«Offese l’onore del prefetto», Colajanni davanti al gup Per la Procura «instillò dubbi nell’opinione pubblica»

«Con più azioni esecutive di un medesimo disegno criminoso» avrebbe offeso «l’onore e il decoro» della prefetta di Palermo Antonella De Miro. Questa l’accusa rivolta dalla Procura di Palermo contro l’ex presidente dell’associazione antiracket Libero Futuro Enrico Colajanni, che dovrà presentarsi davanti al gup Marco Gaeta il prossimo febbraio. Colajanni pagherebbe il fatto di aver pronunciato pubblicamente dure esternazioni nei confronti della prefetta, che nel luglio 2018 aveva deciso di depennare dall’elenco prefettizio la sua associazione antiracket. Una decisione basata per lo più su sospetti, secondo Colajanni, uno fra tutti quello che l’associazione abbia assistito alcuni imprenditori dal curriculum non illibato. Malgrado nessuna delle persone seguite fino ad oggi nelle denunce e nei processi abbia mai subito indagini di alcun tipo o processi, a detta dell’ex leader.

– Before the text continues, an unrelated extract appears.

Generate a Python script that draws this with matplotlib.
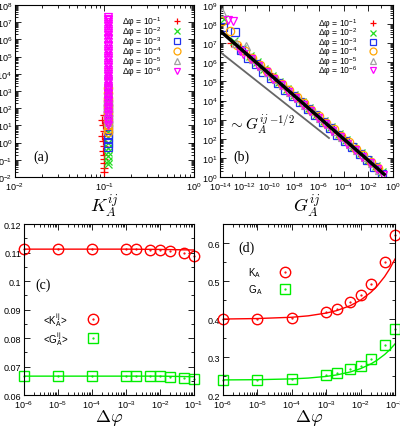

«Abbiamo alzato il dito e la voce contro certe storture e questo non ci viene perdonato. Veniamo considerati anticostituzionali, ma pensiamo che non si possa fare la lotta alla mafia senza alzare la voce. Questa è la mia interpretazione di questa triste storia», dichiarava quasi un anno fa Colajanni, che mesi dopo la decisione della prefettura aveva intrapreso un lungo periodo di sciopero della fame. Storture, quelle a cui alludeva all’epoca Colajanni, legate a quelli che definisce i «problemi dell’antimafia», dal sistema Montante a quello, addirittura precedente, del sistema Saguto, in cui si incastra anche la parabola mediatica e giudiziaria del giornalista di Telejato Pino Maniaci. «Cose terribili, ma qualcuno sembra preferire che non se ne parli affatto o, se proprio si deve, il meno possibile. Chi questi fatti li ha denunciati, criticati e contestati aspramente oggi ne vede le conseguenze». Successivamente, Colajanni è stato anche ascoltato dalla Commissione antimafia

Intanto, le sue esternazioni vengono lette oggi dalla Procura come il tentativo da parte sua quasi di installare «nell’opinione pubblica l’idea che il provvedimento di cancellazione dell’associazione, lungi dall’essere sorretto da mere ragioni tecnico-giuridiche, fosse in realtà motivato dall’intenzione di osteggiare sia coloro che nel tempo avevano criticato l’operato delle istituzioni, sia le associazioni antimafia, induceva a ritenere che nell’emettere tale provvedimento il prefetto avesse voluto perseguire finalità estranee ai propri compiti istituzionali». Con le aggravanti di «avere arrecato offesa, attribuendo un fatto determinato, con il mezzo della stampa o con altro mezzo di pubblicità e di avere arrecato offesa a un corpo politico, amministrativo o giudiziario o a una sua rappresentanza».